The short answer is no, or at least not in the English literature and historiography. My project actually begun with the simple question why architectural historians had never taken up the deeply political facets of her work. The easy explanation, that her political work was just not architectural enough is not accurate, because her memoir contains many instances with careful descriptions of landscapes, and buildings, as well as small spatial interventions.

But Schütte-Lihotzky is not the only figure whose role has received little attention so far. Other trained designers such as the Chilean architect and resistance fighter Victoria Maier Mayer, as well as the Austrian architects Julius Kornweitz and Herbert Eichholzer were Schütte-Lihotzky’s close and important allies in dissident work. Based on the idea of cultural resistance – which can include everything from maintaining religious practices to preparing meals for others – it becomes possible to tell another type of architectural history of the period and honor these people’s lives. 

In order to bring these biographies to light, you were also in close contact with the descendants of these resistance fighters. What role do these people play in your research?

If this book begun with Schütte-Lihotzky, families I have worked with in England, Chile, and Switzerland over the years are the reason why I want it to be in the world. Speaking with families, allows me a glimpse into how people lived, what they enjoyed, how they worked, and who they loved.
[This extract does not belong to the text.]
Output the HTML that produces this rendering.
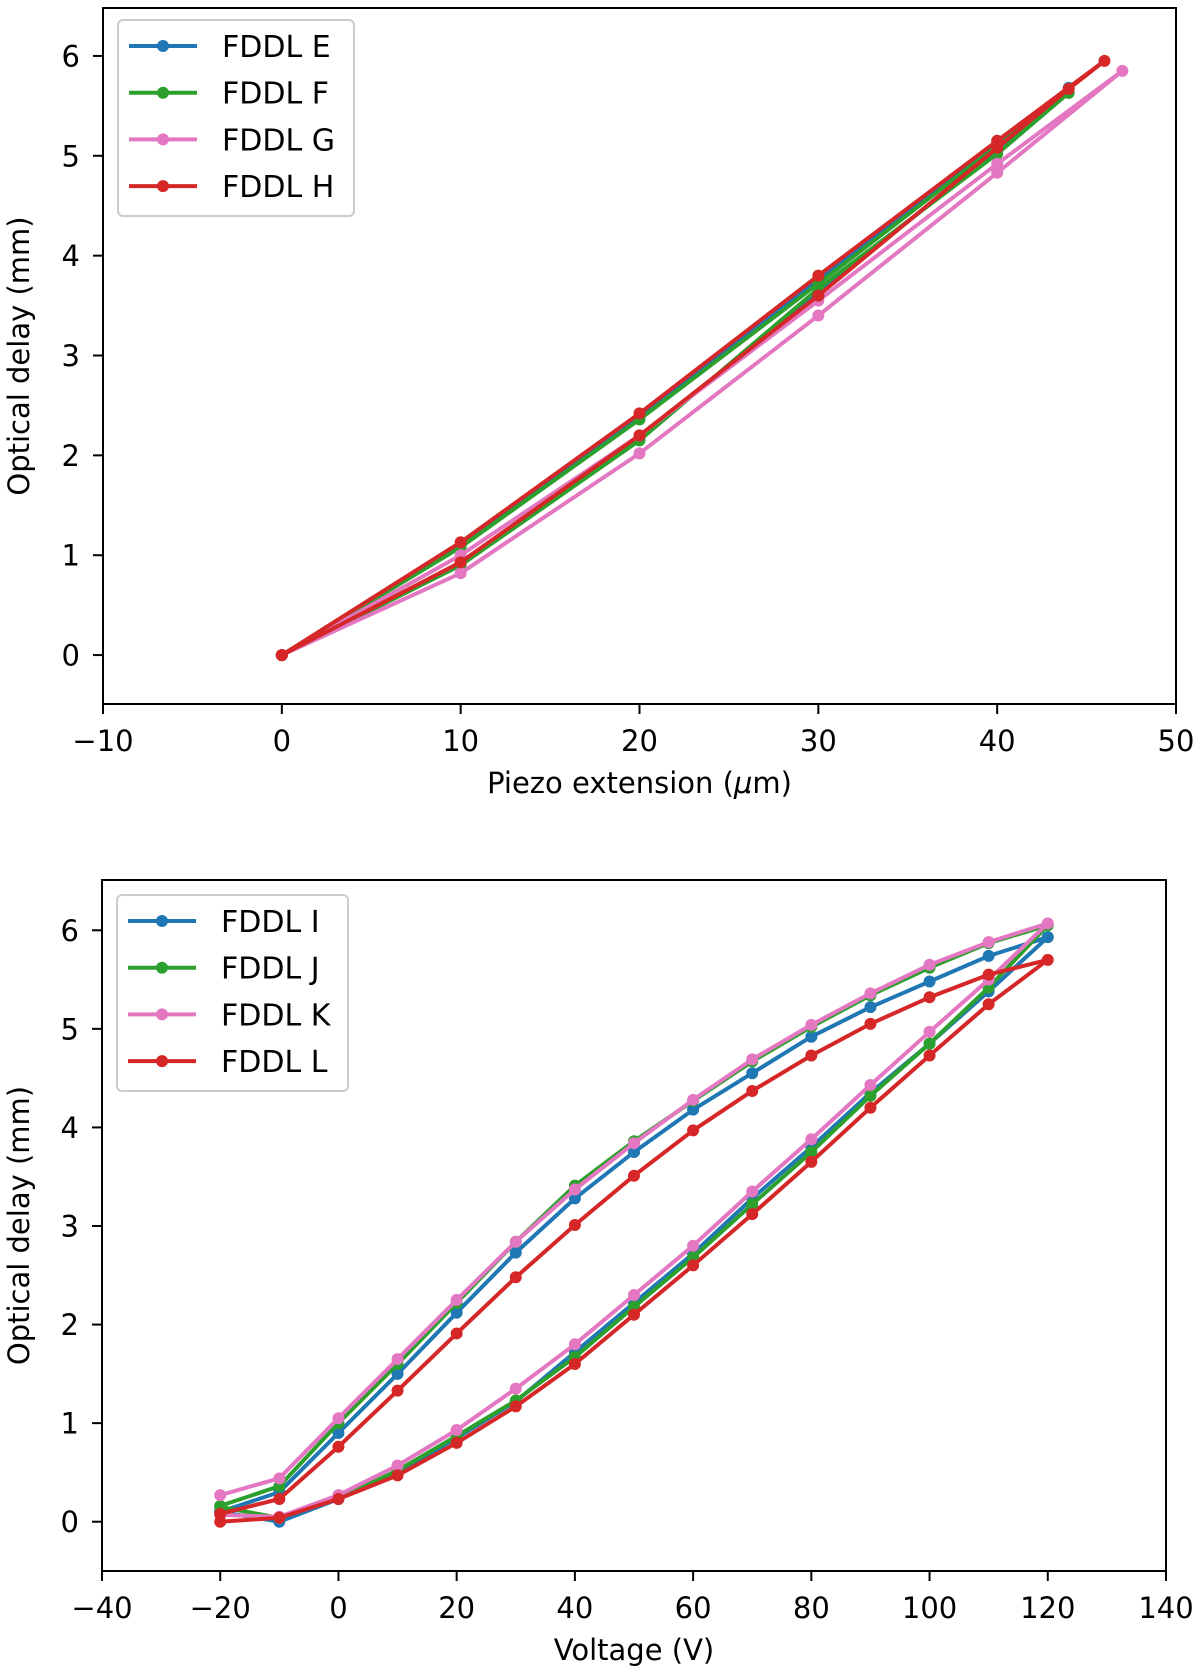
<!DOCTYPE html>
<html><head><meta charset="utf-8"><style>
html,body{margin:0;padding:0;background:#fff;width:1200px;height:1672px;overflow:hidden}
svg text{font-family:"DejaVu Sans","Liberation Sans",sans-serif;fill:#000}
</style></head><body>
<svg id="svg" width="1200" height="1672" xmlns="http://www.w3.org/2000/svg"></svg>
<script>
// ---- Top chart data ----
const topNames = ["FDDL E","FDDL F","FDDL G","FDDL H"];
const topX_E = [0,10,20,30,40,44,40,30,20,10,0];
const topY_E = [0,0.92,2.17,3.63,5.05,5.68,5.12,3.76,2.38,1.10,0];
const topX_F = [0,10,20,30,40,44,40,30,20,10,0];
const topY_F = [0,0.90,2.15,3.67,5.02,5.63,5.10,3.72,2.36,1.08,0];
const topX_G = [0,10,20,30,40,47,40,30,20,10,0];
const topY_G = [0,0.82,2.02,3.40,4.83,5.85,4.92,3.55,2.20,1.00,0];
const topX_H = [0,10,20,30,40,44,46,40,30,20,10,0];
const topY_H = [0,0.93,2.20,3.60,5.08,5.67,5.95,5.15,3.80,2.42,1.13,0];
const topXTicks = [-10,0,10,20,30,40,50];
const topYTicks = [0,1,2,3,4,5,6];
// ---- Bottom chart data ----
const botNames = ["FDDL I","FDDL J","FDDL K","FDDL L"];
const volts = [-20,-10,0,10,20,30,40,50,60,70,80,90,100,110,120,110,100,90,80,70,60,50,40,30,20,10,0,-10,-20];
const botY_I = [0.10,0.00,0.23,0.50,0.85,1.22,1.72,2.22,2.72,3.28,3.80,4.35,4.85,5.38,5.93,5.74,5.48,5.22,4.92,4.55,4.18,3.75,3.28,2.73,2.12,1.50,0.90,0.30,0.10];
const botY_J = [0.15,0.04,0.24,0.52,0.87,1.23,1.67,2.18,2.68,3.22,3.75,4.32,4.85,5.42,6.05,5.87,5.62,5.34,5.02,4.67,4.27,3.86,3.41,2.84,2.22,1.60,1.00,0.36,0.16];
const botY_K = [0.07,0.05,0.27,0.57,0.93,1.35,1.80,2.30,2.80,3.35,3.88,4.43,4.97,5.50,6.07,5.88,5.65,5.36,5.04,4.69,4.28,3.84,3.37,2.84,2.25,1.65,1.05,0.44,0.27];
const botY_L = [0.00,0.04,0.23,0.47,0.80,1.17,1.60,2.10,2.60,3.12,3.65,4.20,4.73,5.25,5.70,5.55,5.32,5.05,4.73,4.37,3.97,3.51,3.01,2.48,1.91,1.33,0.76,0.23,0.08];
const botXTicks = [-40,-20,0,20,40,60,80,100,120,140];
const botYTicks = [0,1,2,3,4,5,6];
const colors = ["#1f77b4","#2ca02c","#e377c2","#d62728"];

const NS="http://www.w3.org/2000/svg";
const svg=document.getElementById('svg');
function mk(tag,attrs,parent){const e=document.createElementNS(NS,tag);for(const k in attrs)e.setAttribute(k,attrs[k]);(parent||svg).appendChild(e);return e;}
const minus=v=>v<0?"\u2212"+Math.abs(v):String(v);

function chart(cfg){
  const g=mk('g',{});
  
  
  const sx=v=>cfg.L+(v-cfg.xmin)/(cfg.xmax-cfg.xmin)*(cfg.R-cfg.L);
  const sy=v=>cfg.B-(v-cfg.ymin)/(cfg.ymax-cfg.ymin)*(cfg.B-cfg.T);
  cfg.series.forEach((s,i)=>{
    const sg=mk('g',{},g);
    
    
    const pts=s.x.map((xv,j)=>sx(xv).toFixed(1)+','+sy(s.y[j]).toFixed(1)).join(' ');
    const pl=mk('polyline',{points:pts,fill:'none',stroke:colors[i],'stroke-width':4,'stroke-linejoin':'round','stroke-linecap':'square'},sg);
    
    
    s.x.forEach((xv,j)=>{
      const c=mk('circle',{cx:sx(xv),cy:sy(s.y[j]),r:6,fill:colors[i]},sg);
      
      
    });
  });
  const fr=mk('rect',{x:cfg.L,y:cfg.T,width:cfg.R-cfg.L,height:cfg.B-cfg.T,fill:'none',stroke:'#000','stroke-width':2},g);
  
  
  cfg.xticks.forEach(t=>{
    const x=sx(t);
    mk('line',{x1:x,y1:cfg.B,x2:x,y2:cfg.B+10,stroke:'#000','stroke-width':2},g);
    const tx=mk('text',{x:x,y:cfg.B+47,'text-anchor':'middle','font-size':29},g);
    tx.textContent=minus(t);
    
    
  });
  cfg.yticks.forEach(t=>{
    const y=sy(t);
    mk('line',{x1:cfg.L-10,y1:y,x2:cfg.L,y2:y,stroke:'#000','stroke-width':2},g);
    const tx=mk('text',{x:cfg.L-23,y:y+10.5,'text-anchor':'end','font-size':29},g);
    tx.textContent=minus(t);
    
    
  });
  const xl=mk('text',{x:(cfg.L+cfg.R)/2,y:cfg.B+89,'text-anchor':'middle','font-size':29},g);
  xl.innerHTML=cfg.xlabel;
  
  
  const yc=(cfg.T+cfg.B)/2;
  const yl=mk('text',{x:0,y:0,'text-anchor':'middle','font-size':29,transform:`translate(29,${yc}) rotate(-90)`},g);
  yl.textContent='Optical delay (mm)';
  
  
  const lg=mk('g',{},g);
  
  
  mk('rect',{x:cfg.lx,y:cfg.ly,width:cfg.lw,height:196,rx:5,fill:'#fff','fill-opacity':0.8,stroke:'#ccc','stroke-width':2},lg);
  cfg.series.forEach((s,i)=>{
    const y=cfg.ly+26+i*46.7;
    const eg=mk('g',{},lg);
    
    
    mk('line',{x1:cfg.lx+11,y1:y,x2:cfg.lx+79,y2:y,stroke:colors[i],'stroke-width':4},eg);
    mk('circle',{cx:cfg.lx+45,cy:y,r:6,fill:colors[i]},eg);
    const t=mk('text',{x:cfg.lx+104,y:y+11,'font-size':30},eg);
    t.textContent=s.label;
  });
}

chart({name:'top-chart',L:103,R:1176,T:8,B:704,xmin:-10,xmax:50,ymin:-0.49,ymax:6.48,
  xticks:topXTicks,yticks:topYTicks,xlabel:'Piezo extension (<tspan font-style="italic">μ</tspan>m)',
  lx:118,ly:20,lw:236,
  series:[{label:topNames[0],x:topX_E,y:topY_E},{label:topNames[1],x:topX_F,y:topY_F},{label:topNames[2],x:topX_G,y:topY_G},{label:topNames[3],x:topX_H,y:topY_H}]});

chart({name:'bottom-chart',L:102,R:1166,T:880,B:1571,xmin:-40,xmax:140,ymin:-0.50,ymax:6.51,
  xticks:botXTicks,yticks:botYTicks,xlabel:'Voltage (V)',
  lx:117,ly:895,lw:231,
  series:[{label:botNames[0],x:volts,y:botY_I},{label:botNames[1],x:volts,y:botY_J},{label:botNames[2],x:volts,y:botY_K},{label:botNames[3],x:volts,y:botY_L}]});
</script>
</body></html>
In these conversations, many of the families have also opened their personal archives and have shared rare documents, images, artifacts, and stories. Many of these stories have never been substantially considered or written about. These silences are compounded by histories of exile, internment, and modes of belonging that defy nationalist projects of reclamation today. And they are accompanied by extreme anguish, grief, and loss that is and remains always palpable.